10 agosto 2023

O assalto (14)

 (Continuação daqui)


14. Uma presa de caça




Um português que regressou há três anos ao país após viver 12 anos no Reino Unido constatava recentemente comigo: "Em Inglaterra, quando há um diferendo entre o Estado e um cidadão (v.g., de natureza burocrática ou fiscal) presume-se que é o cidadão que tem razão. Aqui em Portugal é ao contrário, presume-se que é o Estado que tem razão".

Eu não podia estar mais de acordo. Expliquei que sob a aparência de uma cultura de brandos costumes, subjaz em Portugal uma cultura de uma desumanidade profundamente cruel. Estas mesmas pessoas, aparentemente simpáticas, acolhedoras, tolerantes ao ponto da permissividade, sempre à procura que gostem delas, que são os portugueses, facilmente se convertem nos maiores torcionários que o mundo pode imaginar. É apenas uma questão de oportunidade e de circunstância.

A história de Portugal está aí para confirmar e os principais sinais permanecem inapagados. Queimar pessoas na praça pública somente para lhes deitar a mão à fortuna, sob acusações patéticas e mirabolantes, foi corrente em Portugal ainda não há muitos séculos atrás. Os cristãos-novos, que eram quase sempre ricos, foram o alvo principal.

É sobre queimar pessoas na praça pública que eu pretendo ir de volta à Operação Picoas, um eufemismo para o assalto organizado pelo Ministério Público à fortuna do empresário Armando Pereira.

Exibir o pretenso criminoso em público, como se ele fosse uma presa de caça, era parte do espectáculo inquisitorial. Esse espectáculo mantém-se hoje promovido pelo Ministério Público. Armando Pereira foi detido sob os holofotes das câmaras de televisão e das objectivas dos fotógrafos e a sua vida privada e até íntima tem vindo a ser divulgada, peça a peça, nos jornais e televisões. 

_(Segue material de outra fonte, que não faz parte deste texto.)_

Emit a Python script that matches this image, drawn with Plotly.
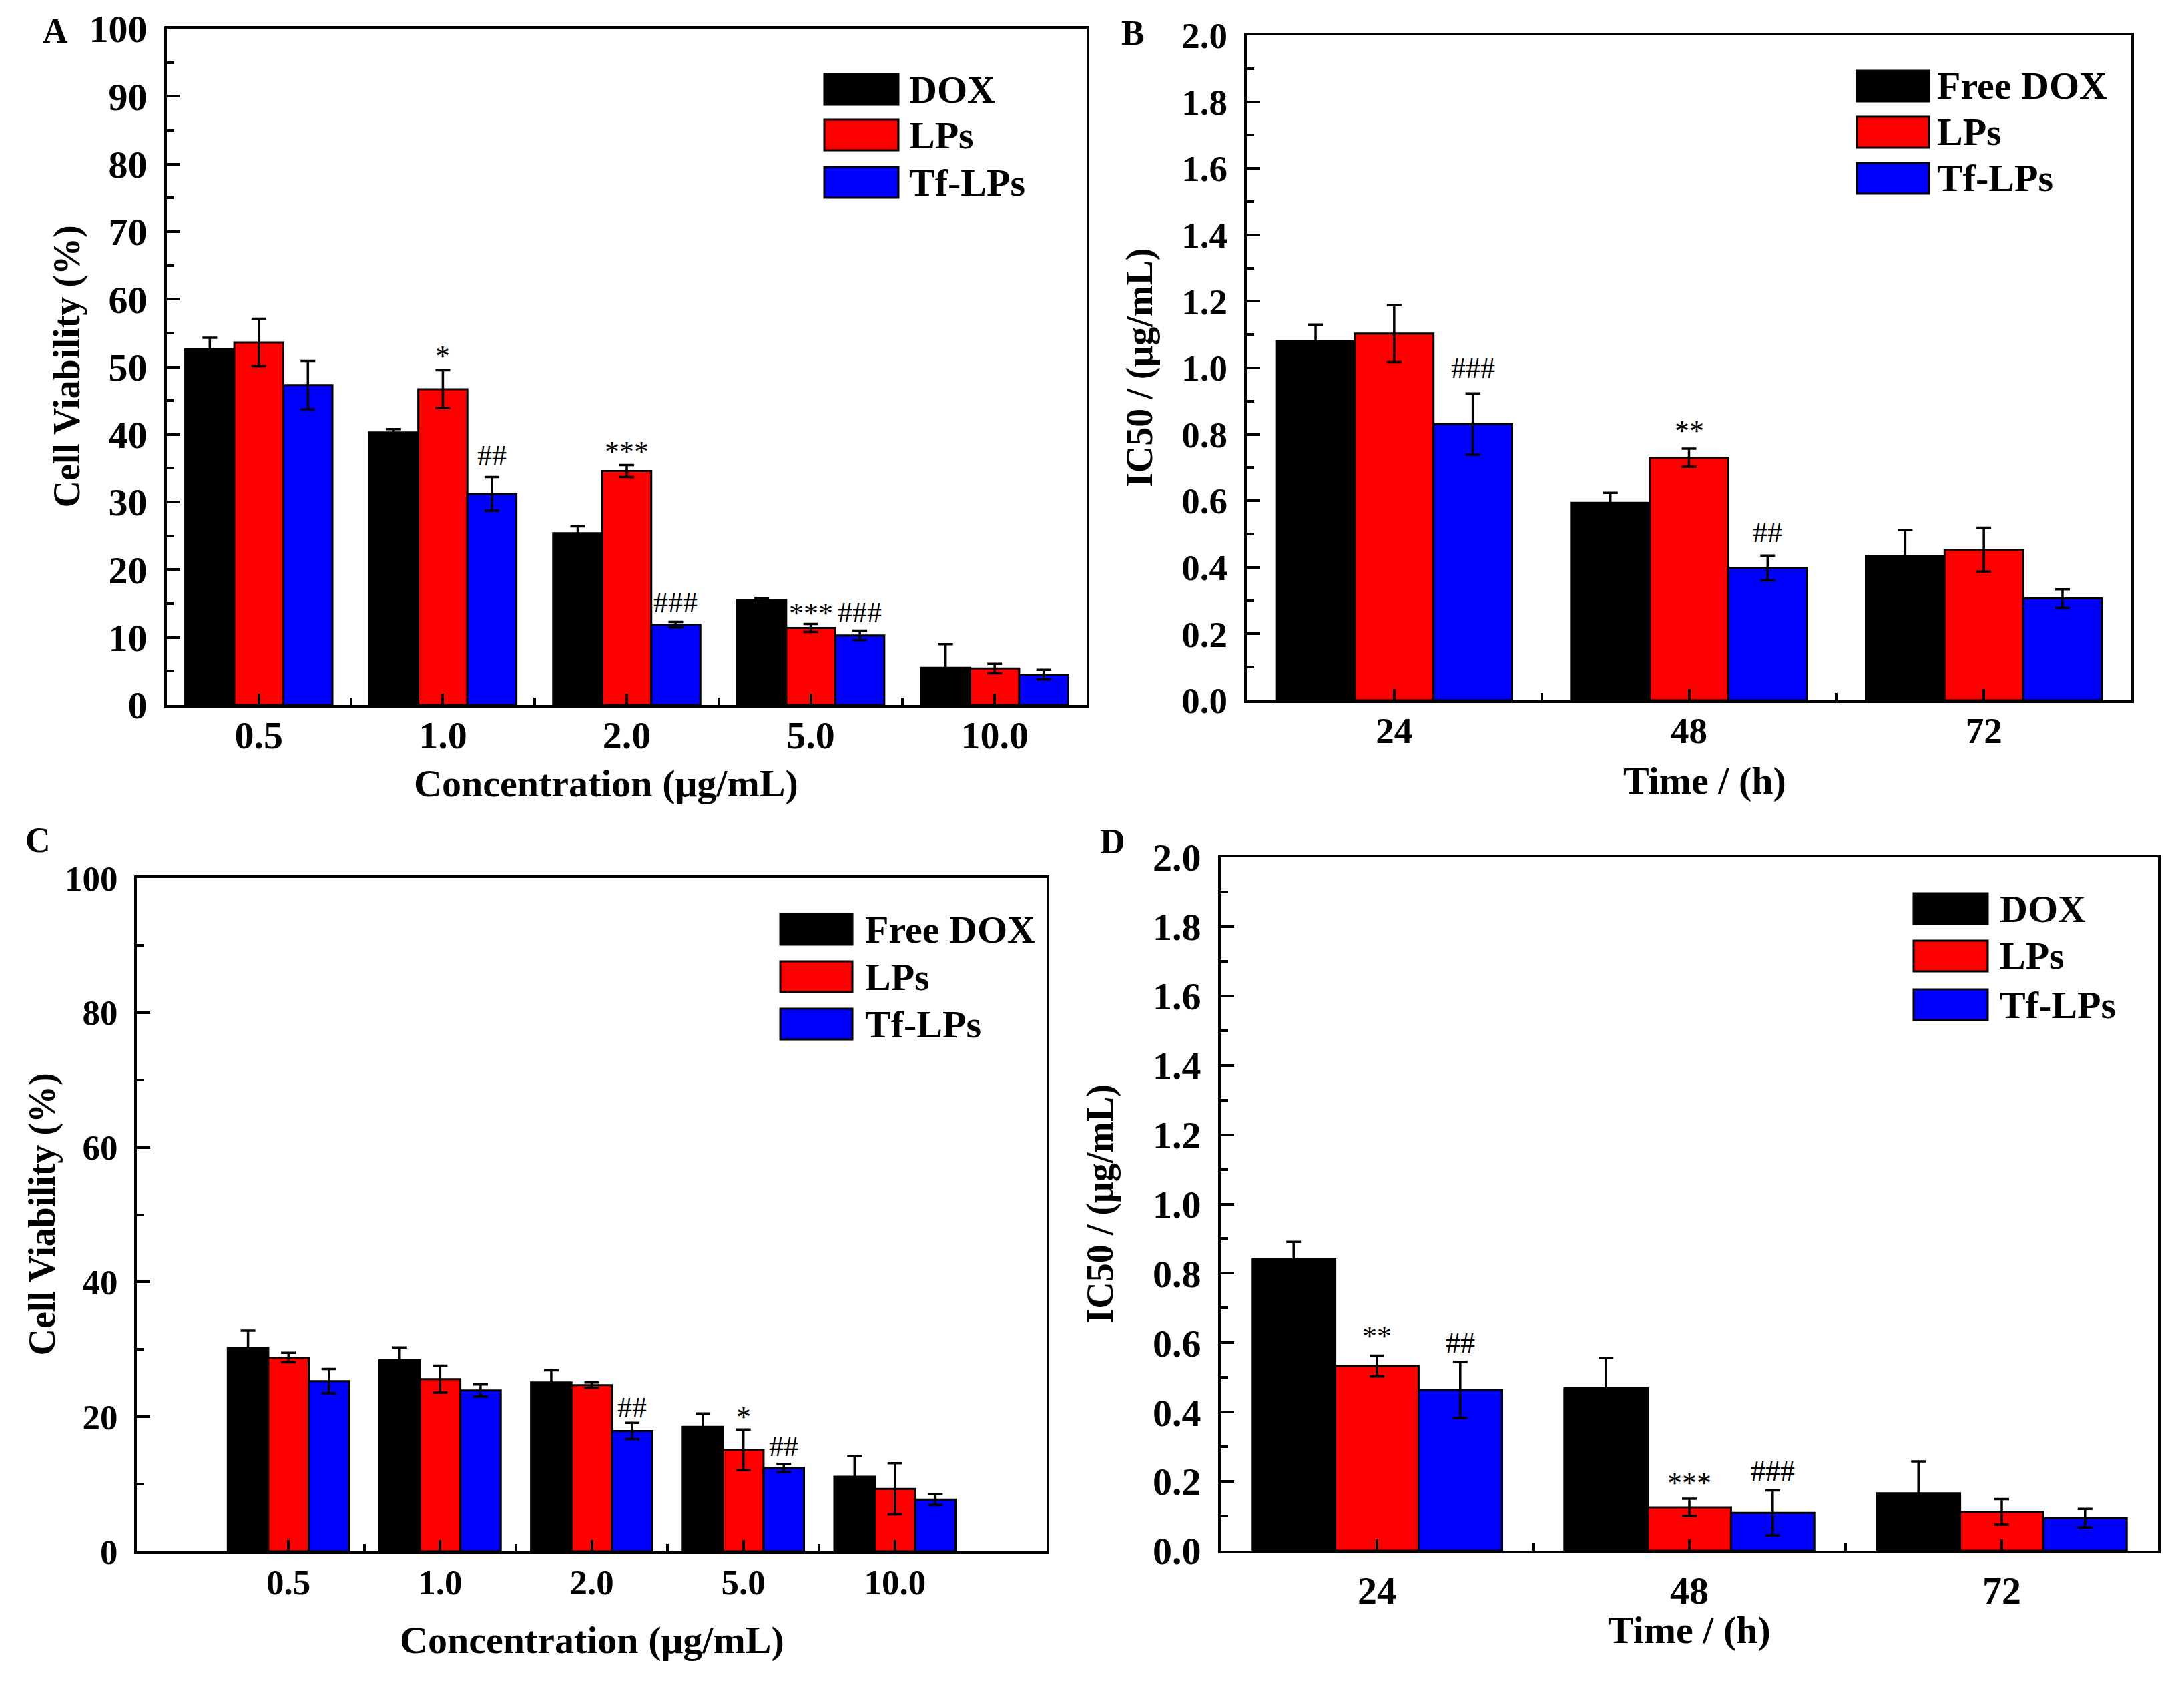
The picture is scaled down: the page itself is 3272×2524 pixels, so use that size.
import plotly.graph_objects as go

W, H = 3272, 2524
PAD = 8  # the page body margin shifts the figure by this much
FONT = "Liberation Serif"
COLORS = ["#000000", "#ff0000", "#0000ff"]

conc = ["0.5", "1.0", "2.0", "5.0", "10.0"]
hours = ["24", "48", "72"]

# panel A - cell viability
a_names = ["DOX", "LPs", "Tf-LPs"]
a_dox = [52.6, 40.3, 25.4, 15.5, 5.5]
a_dox_err = [1.7, 0.5, 1.0, 0.3, 3.5]
a_lps = [53.6, 46.7, 34.6, 11.4, 5.4]
a_lps_err = [3.5, 2.8, 0.9, 0.6, 0.7]
a_tf = [47.3, 31.2, 11.9, 10.3, 4.5]
a_tf_err = [3.6, 2.5, 0.4, 0.7, 0.7]
a_marks = [(1, 1, 51.6, "*"), (2, 1, 36.9, "##"), (1, 2, 37.5, "***"),
           (2, 2, 15.2, "###"), (1, 3, 13.6, "***"), (2, 3, 13.7, "###")]

# panel B - IC50
b_names = ["Free DOX", "LPs", "Tf-LPs"]
b_dox = [1.080, 0.594, 0.434]
b_dox_err = [0.050, 0.030, 0.078]
b_lps = [1.103, 0.730, 0.453]
b_lps_err = [0.086, 0.027, 0.066]
b_tf = [0.831, 0.398, 0.306]
b_tf_err = [0.092, 0.037, 0.028]
b_marks = [(2, 0, 1.00, "###"), (1, 1, 0.81, "**"), (2, 1, 0.505, "##")]

# panel C - cell viability
c_names = ["Free DOX", "LPs", "Tf-LPs"]
c_dox = [30.2, 28.4, 25.1, 18.5, 11.1]
c_dox_err = [2.6, 1.9, 1.8, 2.0, 3.1]
c_lps = [28.8, 25.6, 24.7, 15.1, 9.3]
c_lps_err = [0.7, 2.0, 0.4, 3.0, 3.8]
c_tf = [25.3, 23.9, 17.9, 12.4, 7.7]
c_tf_err = [1.8, 0.9, 1.2, 0.6, 0.8]
c_marks = [(2, 2, 21.4, "##"), (1, 3, 20.0, "*"), (2, 3, 15.6, "##")]

# panel D - IC50
d_names = ["DOX", "LPs", "Tf-LPs"]
d_dox = [0.840, 0.469, 0.166]
d_dox_err = [0.051, 0.088, 0.092]
d_lps = [0.533, 0.125, 0.112]
d_lps_err = [0.030, 0.025, 0.037]
d_tf = [0.464, 0.109, 0.094]
d_tf_err = [0.081, 0.065, 0.027]
d_marks = [(1, 0, 0.619, "**"), (2, 0, 0.60, "##"), (1, 1, 0.195, "***"), (2, 1, 0.23, "###")]


def fx(p):
    return (p - PAD) / W


def fy(p):
    return 1 - (p - PAD) / H


panels = [
    dict(letter="A", cats=conc, names=a_names, vals=[a_dox, a_lps, a_tf],
         errs=[a_dox_err, a_lps_err, a_tf_err], marks=a_marks,
         box=(250, 43, 1628, 1056), xr=[-0.5, 4.5], yr=[0, 100], dt=10, mdt=5, fmt="",
         ytitle="Cell Viability (%)", xtitle="Concentration (\u03bcg/mL)", tsize=58,
         letter_pos=(83, 46), ytitle_x=100, xtitle_pos=(908, 1173), xstand=-9,
         leg=(1235, 1346, [134, 202, 273], 1360)),
    dict(letter="B", cats=hours, names=b_names, vals=[b_dox, b_lps, b_tf],
         errs=[b_dox_err, b_lps_err, b_tf_err], marks=b_marks,
         box=(1868, 53, 3193, 1049), xr=[-0.5, 2.5], yr=[0, 2.0], dt=0.2, mdt=0.1, fmt=".1f",
         ytitle="IC50 / (\u03bcg/mL)", xtitle="Time / (h)", tsize=55,
         letter_pos=(1697, 50), ytitle_x=1707, xtitle_pos=(2554, 1169), xstand=-6,
         leg=(2782, 2890, [129, 198, 267], 2900)),
    dict(letter="C", cats=conc, names=c_names, vals=[c_dox, c_lps, c_tf],
         errs=[c_dox_err, c_lps_err, c_tf_err], marks=c_marks,
         box=(205, 1315, 1568, 2324), xr=[-1, 5], yr=[0, 100], dt=20, mdt=10, fmt="",
         ytitle="Cell Viability (%)", xtitle="Concentration (\u03bcg/mL)", tsize=53,
         letter_pos=(57, 1258), ytitle_x=63, xtitle_pos=(887, 2456), xstand=-4,
         leg=(1169, 1277, [1392, 1463, 1534], 1294)),
    dict(letter="D", cats=hours, names=d_names, vals=[d_dox, d_lps, d_tf],
         errs=[d_dox_err, d_lps_err, d_tf_err], marks=d_marks,
         box=(1829, 1284, 3233, 2323), xr=[-0.5, 2.5], yr=[0, 2.0], dt=0.2, mdt=0.1, fmt=".1f",
         ytitle="IC50 / (\u03bcg/mL)", xtitle="Time / (h)", tsize=58,
         letter_pos=(1667, 1260), ytitle_x=1648, xtitle_pos=(2531, 2441), xstand=5,
         leg=(2867, 2978, [1361, 1432, 1505], 2994)),
]

fig = go.Figure()
annotations = []
shapes = []
bold = dict(family=FONT, color="black", weight="bold")


def label(x, y, text, size, **kw):
    d = dict(x=fx(x), y=fy(y), xref="paper", yref="paper", text=text, showarrow=False,
             xanchor="center", yanchor="middle", font=dict(size=size, **bold))
    d.update(kw)
    return d


for i, p in enumerate(panels):
    sfx = "" if i == 0 else str(i + 1)
    xa, ya = "x" + sfx, "y" + sfx
    n = len(p["cats"])
    xs = list(range(n))
    for k in range(3):
        fig.add_trace(go.Bar(
            x=xs, y=p["vals"][k], name=p["names"][k], offsetgroup=str(k),
            marker=dict(color=COLORS[k], line=dict(color="black", width=3)),
            error_y=dict(type="data", array=p["errs"][k], color="black", thickness=3.5, width=11),
            xaxis=xa, yaxis=ya, showlegend=False))

    x0, y0, x1, y1 = p["box"]
    axis_common = dict(showline=True, linecolor="black", linewidth=4, mirror=True,
                       showgrid=False, zeroline=False, automargin=False,
                       ticks="inside", tickcolor="black",
                       tickwidth=4, tickfont=dict(size=p["tsize"], **bold))
    fig.layout["xaxis" + sfx] = dict(
        axis_common, domain=[fx(x0), fx(x1)], anchor=ya, range=p["xr"],
        tickmode="array", tickvals=xs, ticktext=p["cats"], ticklen=17,
        ticklabelstandoff=p["xstand"],
        minor=dict(tickvals=[j + 0.5 for j in range(n - 1)], ticks="inside",
                   ticklen=11, tickwidth=4, tickcolor="black"))
    fig.layout["yaxis" + sfx] = dict(
        axis_common, domain=[fy(y1), fy(y0)], anchor=xa, range=p["yr"],
        dtick=p["dt"], tick0=0, tickformat=p["fmt"], ticklen=20, ticklabelstandoff=14,
        minor=dict(dtick=p["mdt"], ticks="inside", ticklen=11, tickwidth=4, tickcolor="black"))

    # significance marks
    for k, c, yv, txt in p["marks"]:
        annotations.append(dict(
            x=c + (k - 1) * 0.8 / 3, y=yv, xref=xa, yref=ya, text=txt, showarrow=False,
            xanchor="center", yanchor="middle",
            font=dict(family=FONT, size=44, color="black")))

    # axis titles and panel letter
    annotations.append(label(p["xtitle_pos"][0], p["xtitle_pos"][1], p["xtitle"], 58))
    annotations.append(label(p["ytitle_x"], (y0 + y1) / 2, p["ytitle"], 56, textangle=-90))
    annotations.append(label(p["letter_pos"][0], p["letter_pos"][1], p["letter"], 52))

    # legend drawn as boxes + labels
    lx0, lx1, rows, tx = p["leg"]
    for k, ry in enumerate(rows):
        shapes.append(dict(type="rect", xref="paper", yref="paper",
                           x0=fx(lx0), x1=fx(lx1), y0=fy(ry + 23), y1=fy(ry - 23),
                           fillcolor=COLORS[k], line=dict(color="black", width=3)))
        annotations.append(label(tx, ry, p["names"][k], 58, xanchor="left"))

fig.update_layout(
    width=W, height=H, margin=dict(l=0, r=0, t=0, b=0, autoexpand=False),
    paper_bgcolor="white", plot_bgcolor="white",
    barmode="group", bargap=0.2, bargroupgap=0,
    annotations=annotations, shapes=shapes, showlegend=False,
)

fig.write_html("out.html")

Se o espectáculo era desumano há dois ou três séculos atrás, em que vigorava o princípio ditatorial da presunção de culpabilidade, ele excede os limites da desumanidade hoje em dia em que vigora o princípio democrático da presunção de inocência. Quem promove e permite que se exiba em público um cidadão presumido inocente como se fosse um criminoso, não está a fazer justiça, está a cometer um crime e uma desumanidade.

O Ministério Público está a queimar para sempre uma pessoa presumida inocente, não já na praça do Rossio mas através das televisões e dos jornais. É isso que fazem hoje os torcionários do Ministério Público, como antes faziam os seus predecessores da Inquisição.